The rest of the paper is structured follows: In Section 2, materials and methods are discussed; in this section, an overview of the solar resources in Mali and how coupled a photovoltaic system to an electricity grid is discussed in Section 2.1 and Section 2.2; an application case is processed in Section 2.3. The results and discussions on the best optimization strategy are presented in Section 3, and a conclusion in Section 4.

2. Materials and Methods

2.1. Solar Resources in Mali

Before addressing the solar energy field in Mali, we recall some scientific concepts related to solar energy.
  • Global horizontal irradiance (GHI): Total amount of direct and diffuse radiation received on a horizontal surface expressed in Wh/m2.
  • Diffuse horizontal irradiance (DHI): Total solar radiation received in one hour on a surface directly exposed to solar radiation, in Wh/m2.
  • Global irradiation (G): Total solar radiation received in one hour from the sky, after deduction of direct radiation, expressed in Wh/m2.
Solar data in Mali are available through many sources. Here, we used the data climate variation conditions of Bamako (Figure 6), obtained on the Meteonorm© site.
In the graphs above, representing the solar radiation, the temperature, and the duration of insolation on the site of Bamako, we considered the average monthly data from Meteonorm©.

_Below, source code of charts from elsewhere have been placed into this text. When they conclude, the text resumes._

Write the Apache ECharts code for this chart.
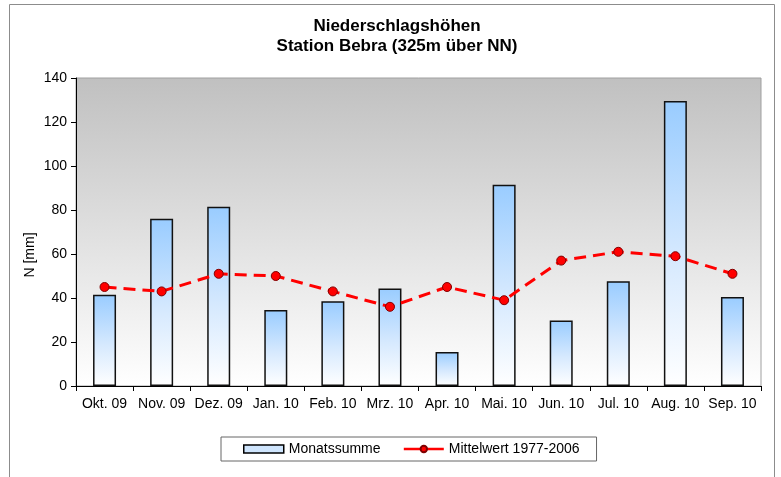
<!DOCTYPE html>
<html>
<head>
<meta charset="utf-8">
<script src="https://cdn.jsdelivr.net/npm/echarts@6/dist/echarts.min.js"></script>
<style>
  html, body { margin: 0; padding: 0; background: #fff; }
  #ct { width: 781px; height: 477px; }
</style>
</head>
<body>
<div id="ct"></div>
<script>
const months = ["Okt. 09", "Nov. 09", "Dez. 09", "Jan. 10", "Feb. 10", "Mrz. 10",
  "Apr. 10", "Mai. 10", "Jun. 10", "Jul. 10", "Aug. 10", "Sep. 10"];
// Monatssumme
const monthly = [41.5, 76, 81.5, 34.5, 38.5, 44.3, 15.5, 91.5, 29.8, 47.6, 129.5, 40.5];
// Mittelwert 1977-2006
const mean = [45, 43, 51, 50, 43, 36, 45, 39, 57, 61, 59, 51];

const font = "Liberation Sans, Arial, sans-serif";
const chart = echarts.init(document.getElementById("ct"));

const barFill = new echarts.graphic.LinearGradient(0, 0, 0, 1, [
  { offset: 0, color: "#99ccff" },
  { offset: 0.55, color: "#d6e9fe" },
  { offset: 1, color: "#ffffff" }
]);

const option = {
  animation: false,
  backgroundColor: "#fff",
  textStyle: { fontFamily: font },
  title: {
    text: "Niederschlagshöhen\nStation Bebra (325m über NN)",
    left: 392,
    top: 11,
    textAlign: "center",
    textStyle: { fontSize: 17, fontWeight: "bold", color: "#000", lineHeight: 20, fontFamily: font }
  },
  graphic: [
    {
      type: "rect",
      shape: { x: 9.5, y: 4.5, width: 765, height: 490 },
      style: { fill: null, stroke: "#8c8c8c", lineWidth: 1 },
      silent: true
    },
    {
      type: "text",
      x: 30,
      y: 255,
      rotation: Math.PI / 2,
      style: { text: "N [mm]", font: "14px " + font, fill: "#000", align: "center", verticalAlign: "middle" },
      silent: true
    }
  ],
  legend: {
    left: 221,
    top: 437,
    padding: [5, 17, 5, 22],
    itemGap: 22,
    itemWidth: 40,
    itemHeight: 8,
    borderColor: "#666",
    borderWidth: 1,
    textStyle: { fontSize: 14, color: "#000", fontFamily: font },
    data: [
      { name: "Monatssumme", icon: "rect", itemStyle: { color: "#cfe5fd", borderColor: "#000", borderWidth: 1.5 } },
      { name: "Mittelwert 1977-2006", lineStyle: { type: "solid", width: 2.5, color: "#ff0000" } }
    ]
  },
  grid: {
    left: 76,
    right: 20,
    top: 78,
    bottom: 91,
    show: true,
    borderColor: "#a0a0a0",
    borderWidth: 1,
    backgroundColor: new echarts.graphic.LinearGradient(0, 0, 0, 1, [
      { offset: 0, color: "#c0c0c0" },
      { offset: 1, color: "#ffffff" }
    ])
  },
  xAxis: {
    type: "category",
    data: months,
    axisLine: { lineStyle: { color: "#000", width: 1 } },
    axisTick: { show: true, interval: 0, length: 5, lineStyle: { color: "#000" } },
    axisLabel: { interval: 0, fontSize: 14, color: "#000", margin: 11, fontFamily: font }
  },
  yAxis: {
    type: "value",
    min: 0,
    max: 140,
    interval: 20,
    axisLine: { show: true, lineStyle: { color: "#000", width: 1 } },
    axisTick: { show: true, length: 5, lineStyle: { color: "#000" } },
    axisLabel: { fontSize: 14, color: "#000", margin: 9, fontFamily: font },
    splitLine: { show: false }
  },
  series: [
    {
      name: "Monatssumme",
      type: "bar",
      data: monthly,
      barWidth: 23,
      itemStyle: { color: barFill, borderColor: "#111", borderWidth: 1.5 }
    },
    {
      name: "Mittelwert 1977-2006",
      type: "line",
      data: mean,
      symbol: "circle",
      symbolSize: 9,
      lineStyle: { color: "#ff0000", width: 3, type: [12, 7] },
      itemStyle: { color: "#ff0000", borderColor: "#800000", borderWidth: 1 },
      z: 5
    }
  ]
};

chart.setOption(option);
</script>
</body>
</html>
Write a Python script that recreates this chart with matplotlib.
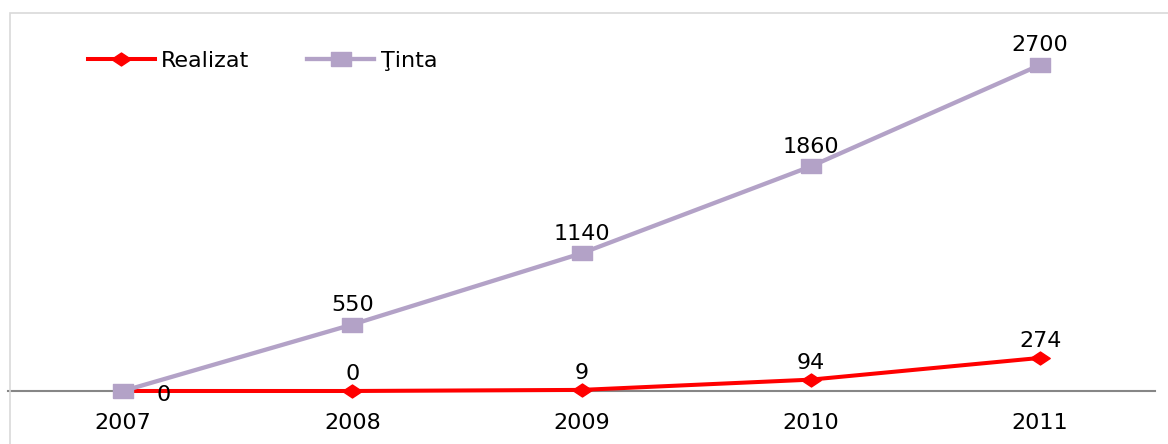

2.2. PV Systems Connected to a Grid

Satisfying energy needs, peri-urban, rural, and even urban areas have proved difficult in different conditions such as:
  • The electricity grid does not cover all the energy needs permanently (permanent load shedding).
  • The cost of electricity is high.
  • The reduction of the pollution rate due to the misuse of thermal energies, which becomes a daily threat (preservation of the environment).
  • Independence in electricity.
In Mali, we found a very high solar potential of 6   KWh / m 2 / day (February to May, see Figure 7) with a daily average sunshine duration between 7 to 9 h of sunshine (Figure 8) and an annual average solar energy, indicated on the map above, of 2190 KWh / m 2 / year [20].
Thus, hybridization of the existing sources of energy with photovoltaic sources in Mali may be a possible solution to meet the requirements mentioned above. The production of photovoltaic power (PV) connected to the electricity grid has increased considerably in recent times due to climate change conditions and the high demand for energy consumption.
A basic structure of a photovoltaic production system connected to the electricity grid is presented in Figure 9 [34]. It includes photovoltaic modules, a power converter, a control unit, and the grid.
The PV source is connected to a DC/DC and/or DC/AC power converter, which connects the PV generated power to the grid or operates in an autonomous mode (for example, a group of batteries) [40,41].
Photovoltaic systems connected to the grid multiply and can play a significant role in power generation [42,43]. Although the capacity of a photovoltaic system is still lower than that of a wind system, energy demands for PV systems are becoming increasingly important [44] for the fact that the number of photovoltaic systems with high power continually increases [45]. In contrast, the production of a photovoltaic system is strongly dependent on the different variations of the atmospheric conditions (solar irradiation and ambient temperature).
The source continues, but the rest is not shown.